17 ways to help with FOMO.

The human brain is equipped for risk assessment. When faced with uncertainty our early ancestors could make judgements on possible dangers, ultimately keeping them alive,


“Should I shelter in that cave, maybe it contains a bear?”


Okay, so I know their language wasn’t developed enough for such thoughts, more likely they grunted, but you catch my drift. This ‘Life Preserving Brain’ gave us the ability to make decisions based on experience and knowledge, reducing the chance of us being mauled to death. We also developed as social beings living together in groups.


Living in groups has great benefits. We are more effective at reproducing, sourcing food and protecting ourselves from danger. But what if, for some reason, you were rejected and expelled from the group, how much easier would it be for a man-eating beast to devour you? You’ve seen all those documentaries where the lions isolate the weakest antelope? Well, that could be you! As early humans, we had a greater chance of survival when we lived together in groups. Being rejected could spell disaster!


So back to the present day, and most of the time we aren’t exposed to those man-eating beasts.
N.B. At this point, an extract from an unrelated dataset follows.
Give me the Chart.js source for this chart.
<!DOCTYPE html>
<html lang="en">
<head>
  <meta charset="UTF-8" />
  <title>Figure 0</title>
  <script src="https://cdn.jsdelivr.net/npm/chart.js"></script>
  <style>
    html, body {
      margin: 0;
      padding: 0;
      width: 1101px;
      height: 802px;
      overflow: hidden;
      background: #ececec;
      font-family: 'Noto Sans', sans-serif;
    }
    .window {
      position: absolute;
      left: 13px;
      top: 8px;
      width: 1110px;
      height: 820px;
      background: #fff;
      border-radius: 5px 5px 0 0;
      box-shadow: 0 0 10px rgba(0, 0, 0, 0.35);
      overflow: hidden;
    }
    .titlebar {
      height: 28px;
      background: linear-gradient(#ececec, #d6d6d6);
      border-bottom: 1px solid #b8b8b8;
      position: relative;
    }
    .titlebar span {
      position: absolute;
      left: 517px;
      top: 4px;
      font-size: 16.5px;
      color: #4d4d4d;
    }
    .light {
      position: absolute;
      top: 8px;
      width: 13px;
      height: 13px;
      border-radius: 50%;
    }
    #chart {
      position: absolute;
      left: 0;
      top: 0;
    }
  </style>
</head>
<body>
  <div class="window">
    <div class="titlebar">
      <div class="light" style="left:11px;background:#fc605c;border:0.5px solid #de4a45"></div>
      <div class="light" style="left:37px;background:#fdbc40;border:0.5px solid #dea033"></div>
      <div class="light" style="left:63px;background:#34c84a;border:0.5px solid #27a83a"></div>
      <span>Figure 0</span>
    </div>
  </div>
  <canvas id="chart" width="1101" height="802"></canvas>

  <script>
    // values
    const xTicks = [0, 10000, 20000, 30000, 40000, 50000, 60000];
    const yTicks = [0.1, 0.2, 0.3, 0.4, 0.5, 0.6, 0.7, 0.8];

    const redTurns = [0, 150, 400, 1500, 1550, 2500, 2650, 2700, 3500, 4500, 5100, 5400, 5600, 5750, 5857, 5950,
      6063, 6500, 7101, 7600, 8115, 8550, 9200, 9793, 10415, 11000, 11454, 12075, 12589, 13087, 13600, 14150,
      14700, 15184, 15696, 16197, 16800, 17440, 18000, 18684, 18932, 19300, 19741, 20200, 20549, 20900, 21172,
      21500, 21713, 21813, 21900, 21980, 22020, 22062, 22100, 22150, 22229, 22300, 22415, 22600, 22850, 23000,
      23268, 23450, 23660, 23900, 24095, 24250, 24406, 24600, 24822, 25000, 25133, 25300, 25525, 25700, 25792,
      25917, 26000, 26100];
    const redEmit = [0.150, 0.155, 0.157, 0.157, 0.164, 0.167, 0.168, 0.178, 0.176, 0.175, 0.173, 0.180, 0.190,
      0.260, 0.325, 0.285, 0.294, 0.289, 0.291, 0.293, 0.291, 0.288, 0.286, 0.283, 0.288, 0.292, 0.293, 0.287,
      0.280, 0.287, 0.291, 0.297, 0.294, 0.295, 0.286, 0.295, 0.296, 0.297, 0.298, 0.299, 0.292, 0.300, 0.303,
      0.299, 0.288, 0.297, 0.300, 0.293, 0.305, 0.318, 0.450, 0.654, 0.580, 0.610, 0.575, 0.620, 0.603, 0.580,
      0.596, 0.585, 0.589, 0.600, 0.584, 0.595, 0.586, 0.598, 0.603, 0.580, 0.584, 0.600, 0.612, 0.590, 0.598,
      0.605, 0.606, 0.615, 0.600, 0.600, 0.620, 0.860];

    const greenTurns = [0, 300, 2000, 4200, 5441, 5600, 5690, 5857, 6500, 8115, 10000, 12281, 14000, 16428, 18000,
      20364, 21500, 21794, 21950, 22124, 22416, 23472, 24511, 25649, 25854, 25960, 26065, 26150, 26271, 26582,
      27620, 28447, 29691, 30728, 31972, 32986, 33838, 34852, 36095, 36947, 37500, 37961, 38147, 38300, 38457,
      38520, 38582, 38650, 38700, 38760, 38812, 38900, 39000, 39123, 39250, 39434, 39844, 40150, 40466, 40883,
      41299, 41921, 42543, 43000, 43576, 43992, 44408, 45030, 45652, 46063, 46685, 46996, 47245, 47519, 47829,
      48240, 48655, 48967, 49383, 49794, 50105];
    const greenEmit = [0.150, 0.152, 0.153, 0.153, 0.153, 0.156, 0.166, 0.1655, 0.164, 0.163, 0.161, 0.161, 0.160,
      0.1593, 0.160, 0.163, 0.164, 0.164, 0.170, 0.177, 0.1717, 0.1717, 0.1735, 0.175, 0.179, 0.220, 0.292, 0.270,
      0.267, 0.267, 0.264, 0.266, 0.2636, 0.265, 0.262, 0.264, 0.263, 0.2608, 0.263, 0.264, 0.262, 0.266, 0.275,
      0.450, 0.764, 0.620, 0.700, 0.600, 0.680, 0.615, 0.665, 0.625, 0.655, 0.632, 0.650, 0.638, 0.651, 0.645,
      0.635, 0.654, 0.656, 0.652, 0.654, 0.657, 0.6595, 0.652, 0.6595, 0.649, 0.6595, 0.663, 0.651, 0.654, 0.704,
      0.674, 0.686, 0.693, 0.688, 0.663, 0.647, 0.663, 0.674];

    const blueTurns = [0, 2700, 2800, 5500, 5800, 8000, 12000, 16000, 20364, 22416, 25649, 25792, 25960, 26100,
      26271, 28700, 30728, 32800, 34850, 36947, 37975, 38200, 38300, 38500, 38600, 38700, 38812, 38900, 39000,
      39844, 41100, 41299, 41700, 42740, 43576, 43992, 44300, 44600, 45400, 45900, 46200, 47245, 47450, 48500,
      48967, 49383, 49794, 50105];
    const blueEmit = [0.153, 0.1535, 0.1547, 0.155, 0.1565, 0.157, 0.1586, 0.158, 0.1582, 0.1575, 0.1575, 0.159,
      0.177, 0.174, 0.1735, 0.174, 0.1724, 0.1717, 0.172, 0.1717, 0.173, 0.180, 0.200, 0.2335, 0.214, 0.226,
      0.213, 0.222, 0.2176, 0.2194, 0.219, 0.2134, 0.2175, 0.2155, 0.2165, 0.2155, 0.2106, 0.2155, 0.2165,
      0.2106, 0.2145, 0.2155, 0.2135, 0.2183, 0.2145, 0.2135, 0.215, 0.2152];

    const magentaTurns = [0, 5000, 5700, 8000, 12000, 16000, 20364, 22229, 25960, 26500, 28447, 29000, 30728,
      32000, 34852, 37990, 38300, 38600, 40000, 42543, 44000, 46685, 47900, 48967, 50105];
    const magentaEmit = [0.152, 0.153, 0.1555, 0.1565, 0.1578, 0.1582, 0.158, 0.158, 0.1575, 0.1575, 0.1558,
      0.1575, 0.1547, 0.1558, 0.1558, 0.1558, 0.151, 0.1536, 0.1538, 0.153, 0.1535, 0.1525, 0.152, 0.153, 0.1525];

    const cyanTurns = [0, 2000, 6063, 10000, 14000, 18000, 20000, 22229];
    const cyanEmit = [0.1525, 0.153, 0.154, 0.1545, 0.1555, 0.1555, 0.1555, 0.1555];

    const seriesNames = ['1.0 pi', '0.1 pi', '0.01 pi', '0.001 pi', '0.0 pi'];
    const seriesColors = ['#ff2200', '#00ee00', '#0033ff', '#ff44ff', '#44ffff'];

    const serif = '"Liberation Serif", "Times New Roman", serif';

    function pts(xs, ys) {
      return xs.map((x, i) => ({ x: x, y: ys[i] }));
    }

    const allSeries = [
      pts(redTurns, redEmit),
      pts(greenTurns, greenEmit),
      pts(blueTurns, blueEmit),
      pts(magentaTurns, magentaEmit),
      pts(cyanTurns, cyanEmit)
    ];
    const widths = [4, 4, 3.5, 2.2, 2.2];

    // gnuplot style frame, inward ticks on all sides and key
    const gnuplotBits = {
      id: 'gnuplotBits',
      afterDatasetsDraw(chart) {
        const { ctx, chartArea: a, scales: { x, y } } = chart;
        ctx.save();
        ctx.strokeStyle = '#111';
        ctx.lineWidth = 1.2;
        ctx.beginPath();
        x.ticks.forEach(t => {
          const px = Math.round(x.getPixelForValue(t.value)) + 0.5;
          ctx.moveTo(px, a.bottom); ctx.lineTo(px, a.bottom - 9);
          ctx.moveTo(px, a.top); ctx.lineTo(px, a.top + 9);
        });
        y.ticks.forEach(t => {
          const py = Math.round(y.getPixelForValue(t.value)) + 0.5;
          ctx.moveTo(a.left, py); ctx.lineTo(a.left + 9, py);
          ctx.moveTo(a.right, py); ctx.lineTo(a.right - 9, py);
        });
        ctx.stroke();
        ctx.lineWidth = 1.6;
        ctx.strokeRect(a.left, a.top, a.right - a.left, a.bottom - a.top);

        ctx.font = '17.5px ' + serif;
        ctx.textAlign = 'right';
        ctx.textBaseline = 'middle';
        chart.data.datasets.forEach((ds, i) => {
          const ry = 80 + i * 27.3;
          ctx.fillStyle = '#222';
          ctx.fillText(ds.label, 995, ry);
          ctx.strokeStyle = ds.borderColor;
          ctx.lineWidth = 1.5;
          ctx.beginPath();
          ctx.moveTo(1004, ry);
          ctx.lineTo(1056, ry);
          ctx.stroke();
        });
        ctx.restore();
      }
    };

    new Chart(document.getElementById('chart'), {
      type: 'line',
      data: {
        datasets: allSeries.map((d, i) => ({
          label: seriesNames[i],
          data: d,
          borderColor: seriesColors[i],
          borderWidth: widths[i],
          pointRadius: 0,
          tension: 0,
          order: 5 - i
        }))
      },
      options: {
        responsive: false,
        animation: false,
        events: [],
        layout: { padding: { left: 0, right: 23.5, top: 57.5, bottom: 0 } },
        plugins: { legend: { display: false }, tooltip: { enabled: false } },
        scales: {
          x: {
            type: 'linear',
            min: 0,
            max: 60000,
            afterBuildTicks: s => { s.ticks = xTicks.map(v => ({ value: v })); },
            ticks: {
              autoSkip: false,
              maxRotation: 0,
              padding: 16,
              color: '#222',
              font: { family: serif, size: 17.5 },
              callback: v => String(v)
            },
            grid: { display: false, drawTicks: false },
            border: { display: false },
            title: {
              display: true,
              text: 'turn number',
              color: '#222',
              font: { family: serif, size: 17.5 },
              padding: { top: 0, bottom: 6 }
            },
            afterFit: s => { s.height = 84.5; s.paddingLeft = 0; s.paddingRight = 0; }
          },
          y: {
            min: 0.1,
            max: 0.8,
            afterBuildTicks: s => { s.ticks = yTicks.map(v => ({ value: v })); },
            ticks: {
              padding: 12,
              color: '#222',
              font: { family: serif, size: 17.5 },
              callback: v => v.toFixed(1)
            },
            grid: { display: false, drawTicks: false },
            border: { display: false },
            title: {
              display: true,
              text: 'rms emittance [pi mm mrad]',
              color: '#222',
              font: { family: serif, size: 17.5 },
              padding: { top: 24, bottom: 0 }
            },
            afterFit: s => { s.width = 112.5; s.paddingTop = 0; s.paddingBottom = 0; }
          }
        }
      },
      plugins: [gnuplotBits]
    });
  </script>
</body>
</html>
Or at least, if we are, we have new ways to protect ourselves. But, despite all our advances in language, science and technology we still possess this ‘Life preserving Brain”. We still calculate risk in relation to shelter, security, children, comfort and wellbeing. Human beings still make assessments for protection on a daily basis. Our mind is often donning a hard hat, high-vis and clipboard and going around saying, “Nope, don’t do that, too risky!”.
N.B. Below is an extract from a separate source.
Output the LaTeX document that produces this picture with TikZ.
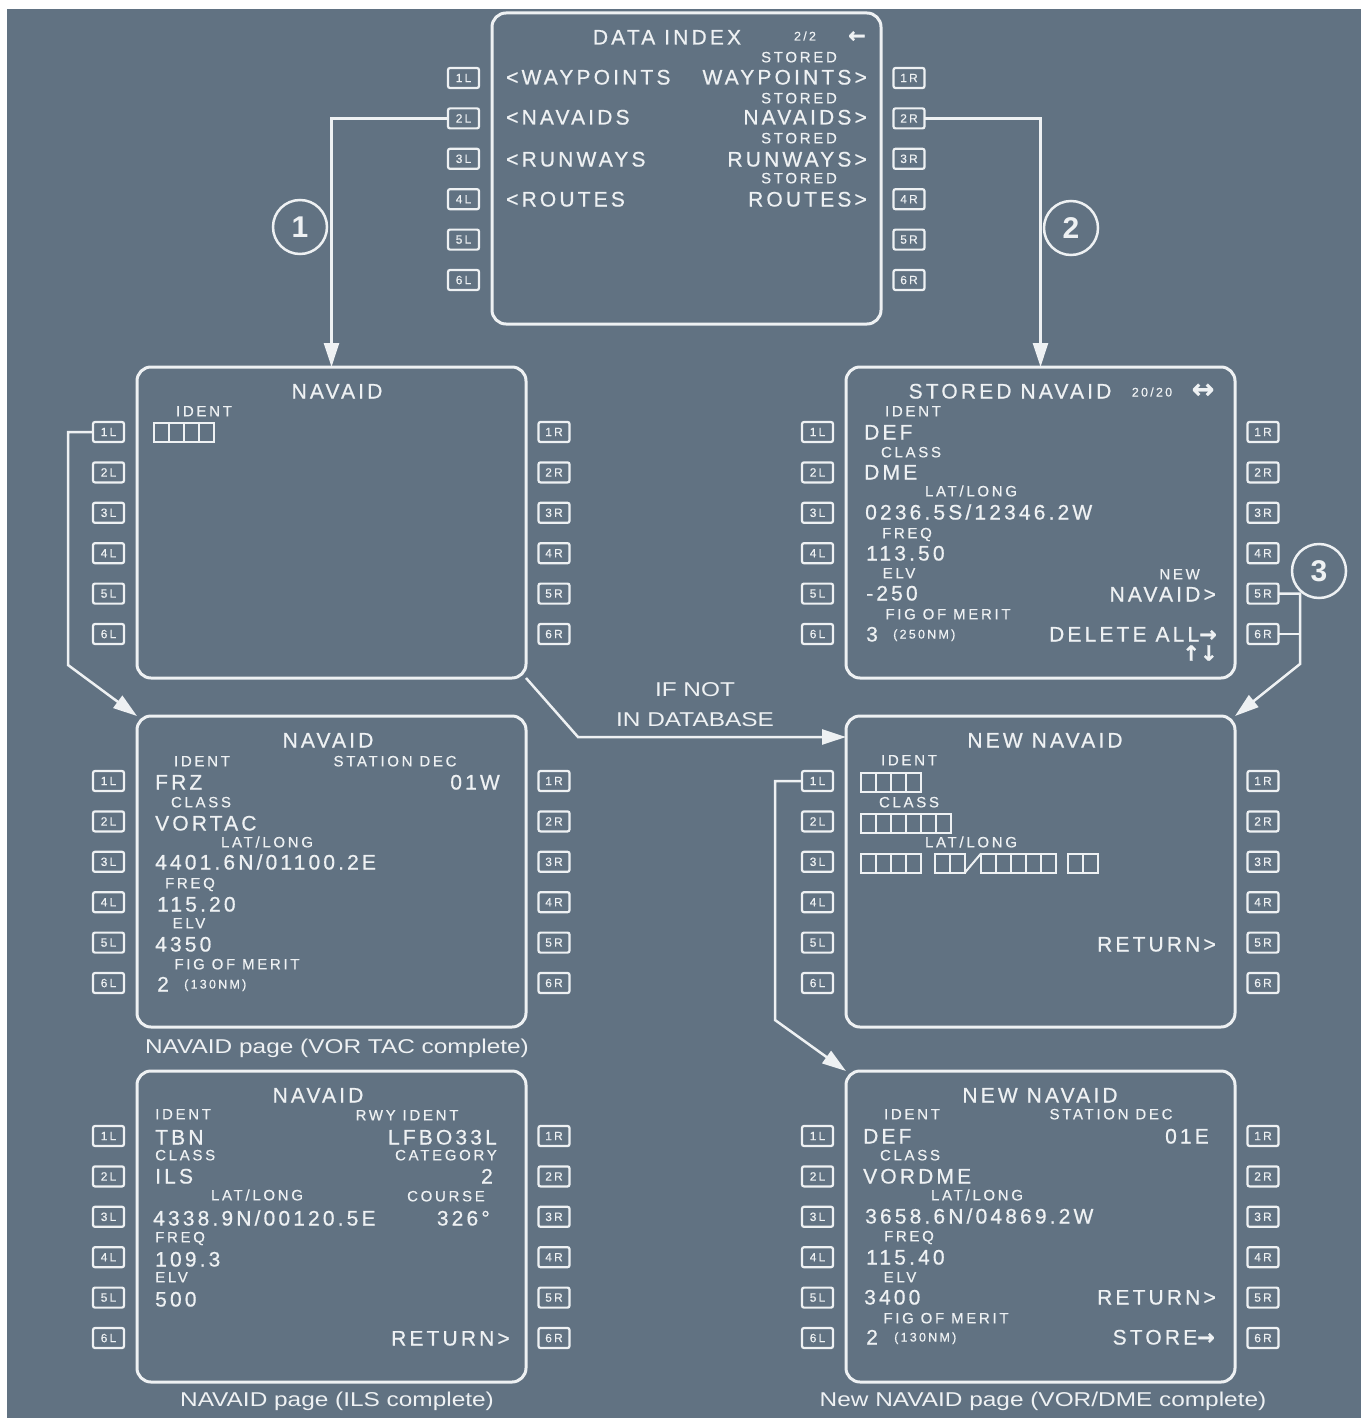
\documentclass[tikz,border=0pt]{standalone}
\usepackage{fontspec}
\usetikzlibrary{arrows.meta,calc}
\setmainfont{Liberation Sans}
\newfontfamily\cdufont[LetterSpace=15,FakeBold=0.6]{Liberation Sans}
\newfontfamily\smlfont[LetterSpace=18,FakeBold=0.5]{Liberation Sans}
\newfontfamily\capfont[FakeStretch=1.22]{Liberation Sans}
\newfontfamily\arrfont[FakeBold=1]{DejaVu Sans}
\newcommand\cdubig{\cdufont\fontsize{21}{23}\selectfont}
\newcommand\cdusml{\smlfont\fontsize{15}{17}\selectfont}
\newcommand\cdutny{\smlfont\fontsize{12.5}{14}\selectfont}
\newcommand\arr{\arrfont\bfseries\fontsize{21}{21}\selectfont}
\definecolor{bg}{HTML}{617282}
\definecolor{fg}{HTML}{EEF1F3}
\tikzset{
 screen/.style={draw=fg, line width=3pt, rounded corners=14pt, minimum width=389pt, minimum height=311pt, inner sep=0pt, outer sep=0pt},
 lsk/.style={draw=fg, line width=2.2pt, rounded corners=2pt, minimum width=31pt, minimum height=20pt, inner sep=0pt, outer sep=0pt, font=\smlfont\fontsize{12}{12}\selectfont, text=fg},
 big/.style={font=\cdubig, text=fg, inner sep=0pt, text height=15pt, text depth=0pt},
 sml/.style={font=\cdusml, text=fg, inner sep=0pt, text height=10.7pt, text depth=0pt},
 tny/.style={font=\cdutny, text=fg, inner sep=0pt, text height=9pt, text depth=0pt},
 arrw/.style={font=\arr, text=fg, inner sep=0pt},
 capt/.style={font=\capfont\fontsize{20}{22}\selectfont, text=fg, inner sep=0pt},
 conn/.style={draw=fg, line width=2.5pt, -{Triangle[length=24pt,width=15pt]}},
 link/.style={draw=fg, line width=2.5pt},
 cell/.style={draw=fg, line width=2pt},
 num/.style={circle, draw=fg, line width=2.5pt, minimum size=54pt, inner sep=0pt, text=fg, font=\bfseries\fontsize{30}{30}\selectfont},
}
\newcommand\cdubox[3]{%
 \node[screen] (#1) at (#2+194.5,#3+155.5) {};
 \foreach \k in {1,...,6}{%
   \node[lsk] (#1-L\k) at (#2-28.5,#3+65+40.4*\k-40.4) {\k L};
   \node[lsk] (#1-R\k) at (#2+417,#3+65+40.4*\k-40.4) {\k R};
 }}
\newcommand\cells[3]{%
 \foreach \j in {1,...,#3}{\draw[cell] (#1+15*\j-15,#2-9.5) rectangle ++(15,19);}}
\begin{document}
\begin{tikzpicture}[x=1pt,y=-1pt]
\path[use as bounding box] (0,0) rectangle (1361,1418);
\fill[white] (0,0) rectangle (1361,1418);
\fill[bg] (7,9) rectangle (1361,1418);

\cdubox{DI}{492}{13}
\cdubox{NV}{137}{367}
\cdubox{SN}{846}{367}
\cdubox{VT}{137}{716}
\cdubox{NN}{846}{716}
\cdubox{IL}{137}{1071}
\cdubox{NC}{846}{1071}

% DATA INDEX
\node[big] (di-t) at (667,37) {DATA INDEX};
\node[tny] (di-p) at (805,36) {2/2};
\node[arrw] (di-a) at (857,37) {←};
\node[sml] (di-s1) at (799,57) {STORED};
\node[sml] (di-s2) at (799,98) {STORED};
\node[sml] (di-s3) at (799,138) {STORED};
\node[sml] (di-s4) at (799,178) {STORED};
\node[big, anchor=west] (di-l1) at (506,77) {<WAYPOINTS};
\node[big, anchor=west] (di-l2) at (506,117) {<NAVAIDS};
\node[big, anchor=west] (di-l3) at (506,159) {<RUNWAYS};
\node[big, anchor=west] (di-l4) at (506,199) {<ROUTES};
\node[big, anchor=east] (di-r1) at (867,77) {WAYPOINTS>};
\node[big, anchor=east] (di-r2) at (867,117) {NAVAIDS>};
\node[big, anchor=east] (di-r3) at (867,159) {RUNWAYS>};
\node[big, anchor=east] (di-r4) at (867,199) {ROUTES>};

% NAVAID empty
\node[big] (nv-t) at (337,391) {NAVAID};
\node[sml] (nv-i) at (204,411) {IDENT};
\cells{154}{432}{4}

% STORED NAVAID
\node[big] (sn-t) at (1010,391) {STORED NAVAID};
\node[tny] (sn-p) at (1152,392) {20/20};
\node[arrw, font=\arrfont\bfseries\fontsize{27}{27}\selectfont] (sn-a) at (1203,391) {↔};
\node[sml] (sn-1) at (913,411) {IDENT};
\node[big, anchor=west] (sn-2) at (864,432) {DEF};
\node[sml] (sn-3) at (911,452) {CLASS};
\node[big, anchor=west] (sn-4) at (864,472) {DME};
\node[sml] (sn-5) at (971,491) {LAT/LONG};
\node[big, anchor=west] (sn-6) at (865,512) {0236.5S/12346.2W};
\node[sml] (sn-7) at (907,533) {FREQ};
\node[big, anchor=west] (sn-8) at (866,553) {113.50};
\node[sml] (sn-9) at (899,573) {ELV};
\node[big, anchor=west] (sn-10) at (866,593) {-250};
\node[sml, anchor=east] (sn-11) at (1200,574) {NEW};
\node[big, anchor=east] (sn-12) at (1216,594) {NAVAID>};
\node[sml] (sn-13) at (948,614) {FIG OF MERIT};
\node[big, anchor=west] (sn-14) at (866,634) {3};
\node[tny, anchor=west] (sn-15) at (893,634) {(250NM)};
\node[big, anchor=east] (sn-16) at (1217,634) {DELETE ALL{\arr →}};
\node[arrw] (sn-17) at (1200,653) {↑↓};

% NAVAID VORTAC
\node[big] (vt-t) at (328,740) {NAVAID};
\node[sml] (vt-1) at (202,761) {IDENT};
\node[sml] (vt-2) at (395,761) {STATION DEC};
\node[big, anchor=west] (vt-3) at (155,782) {FRZ};
\node[big, anchor=east] (vt-4) at (500,782) {01W};
\node[sml] (vt-5) at (201,802) {CLASS};
\node[big, anchor=west] (vt-6) at (155,823) {VORTAC};
\node[sml] (vt-7) at (267,842) {LAT/LONG};
\node[big, anchor=west] (vt-8) at (155,862) {4401.6N/01100.2E};
\node[sml] (vt-9) at (190,883) {FREQ};
\node[big, anchor=west] (vt-10) at (157,904) {115.20};
\node[sml] (vt-11) at (189,923) {ELV};
\node[big, anchor=west] (vt-12) at (155,944) {4350};
\node[sml] (vt-13) at (237,964) {FIG OF MERIT};
\node[big, anchor=west] (vt-14) at (157,984) {2};
\node[tny, anchor=west] (vt-15) at (184,984) {(130NM)};
\node[capt] (vt-c) at (337,1048) {NAVAID page (VOR TAC complete)};

% NEW NAVAID empty
\node[big] (nn-t) at (1045,740) {NEW NAVAID};
\node[sml] (nn-1) at (909,760) {IDENT};
\cells{861}{782}{4}
\node[sml] (nn-2) at (909,802) {CLASS};
\cells{861}{823}{6}
\node[sml] (nn-3) at (971,842) {LAT/LONG};
\cells{861}{863}{4}
\cells{935}{863}{2}
\draw[cell] (965,872.5) -- (981,853.5);
\cells{981}{863}{5}
\cells{1068}{863}{2}
\node[big, anchor=east] (nn-4) at (1216,944) {RETURN>};

% NAVAID ILS
\node[big] (il-t) at (318,1095) {NAVAID};
\node[sml, anchor=west] (il-1) at (155,1114) {IDENT};
\node[sml] (il-2) at (407,1115) {RWY IDENT};
\node[big, anchor=west] (il-3) at (155,1137) {TBN};
\node[big, anchor=east] (il-4) at (497,1137) {LFBO33L};
\node[sml, anchor=west] (il-5) at (155,1155) {CLASS};
\node[sml, anchor=east] (il-6) at (497,1155) {CATEGORY};
\node[big, anchor=west] (il-7) at (155,1176) {ILS};
\node[big, anchor=east] (il-8) at (493,1176) {2};
\node[sml] (il-9) at (257,1195) {LAT/LONG};
\node[sml] (il-10) at (446,1196) {COURSE};
\node[big, anchor=west] (il-11) at (153,1218) {4338.9N/00120.5E};
\node[big, anchor=east] (il-12) at (490,1218) {326°};
\node[sml, anchor=west] (il-13) at (155,1237) {FREQ};
\node[big, anchor=west] (il-14) at (155,1259) {109.3};
\node[sml, anchor=west] (il-15) at (155,1277) {ELV};
\node[big, anchor=west] (il-16) at (155,1299) {500};
\node[big, anchor=east] (il-17) at (510,1338) {RETURN>};
\node[capt] (il-c) at (337,1401) {NAVAID page (ILS complete)};

% NEW NAVAID complete
\node[big] (nc-t) at (1040,1095) {NEW NAVAID};
\node[sml] (nc-1) at (912,1114) {IDENT};
\node[sml] (nc-2) at (1111,1114) {STATION DEC};
\node[big, anchor=west] (nc-3) at (863,1136) {DEF};
\node[big, anchor=east] (nc-4) at (1209,1136) {01E};
\node[sml] (nc-5) at (910,1155) {CLASS};
\node[big, anchor=west] (nc-6) at (863,1176) {VORDME};
\node[sml] (nc-7) at (977,1195) {LAT/LONG};
\node[big, anchor=west] (nc-8) at (865,1216) {3658.6N/04869.2W};
\node[sml] (nc-9) at (909,1236) {FREQ};
\node[big, anchor=west] (nc-10) at (866,1257) {115.40};
\node[sml] (nc-11) at (900,1277) {ELV};
\node[big, anchor=west] (nc-12) at (864,1297) {3400};
\node[big, anchor=east] (nc-13) at (1216,1297) {RETURN>};
\node[sml] (nc-14) at (946,1318) {FIG OF MERIT};
\node[big, anchor=west] (nc-15) at (866,1337) {2};
\node[tny, anchor=west] (nc-16) at (894,1337) {(130NM)};
\node[big, anchor=east] (nc-17) at (1215,1337) {STORE{\arr →}};
\node[capt] (nc-c) at (1043,1401) {New NAVAID page (VOR/DME complete)};

% IF NOT IN DATABASE
\node[capt] (db-1) at (695,690) {IF NOT};
\node[capt] (db-2) at (695,720) {IN DATABASE};

% numbered circles
\node[num] (n1) at (300,227) {1};
\node[num] (n2) at (1071,228) {2};
\node[num] (n3) at (1319,571) {3};

% connectors
\draw[conn] (DI-L2.west) -| (NV.north);
\draw[conn] (DI-R2.east) -| (SN.north);
\coordinate (k3) at (1300,664);
\draw[conn] (SN-R5.east) -| (k3) -- (NN.north east);
\draw[link] (SN-R6.east) -- (SN-R6.east -| k3);
\coordinate (k4) at (68,665);
\draw[conn] (NV-L1.west) -| (k4) -- (VT.north west);
\coordinate (k5) at (578,737);
\draw[conn] (NV.south east) -- (k5) -- (k5 -| NN.west);
\coordinate (k6) at (775,1020);
\draw[conn] (NN-L1.west) -| (k6) -- (NC.north west);
\end{tikzpicture}
\end{document}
But what has all this to do with FOMO? FOMO stands for Fear of Missing Out, it is the feeling or perception that other people are living better lives or experiencing better things than you are. This is often heightened by posts on social media. People showing all the wonderful things they do, have or are experiencing. Remember when you were younger, and all your friends were allowed to play out, but for some reason your kill joy parents wouldn’t let you? That feeling of ‘missing out’ is FOMO. We all experience a bit of FOMO from time to time but when it starts to completely consume our thoughts it can become a serious problem. These thoughts are often accompanied by feelings of anxiety, loneliness, shame, guilt, discontent or sadness. Left unchecked this could lead to depression, anxiety disorders, self-loathing and self-esteem issues.


So, back to the cavemen (and when I say ‘cavemen’ I also mean women, but ‘cavepeople’, well it just doesn’t sound quite right. I’m sure most women will forgive me). Were these cavemen sat around feeling left out from the latest campfire party? Well, not quite, although who knows? Since social groups helped protect us from harm, it makes sense that being isolated from the group was risky and dangerous. So, it was essential to our survival that we were not rejected by our gang. How then did we ensure our place within the group? How did we make sure we were accepted instead of being the weakest link?


We often see animals compete for mates, territory and feeding grounds. During a stand-off, cats fluff out their fur to make themselves look bigger and stronger. They meow (go with me on this),


“If it comes to the crunch Tiddles, I’m going to whoop your ass!”


And, if this intimidation strategy works, the other cat backs down. And humans were no different. If Caveman Fred was stronger, fitter, a better hunter and more useful to the group, then he would have a better social standing and be higher up the hierarchy. Any sign that we might be the weakest link or bring nothing to the group could, in challenging times, result in rejection.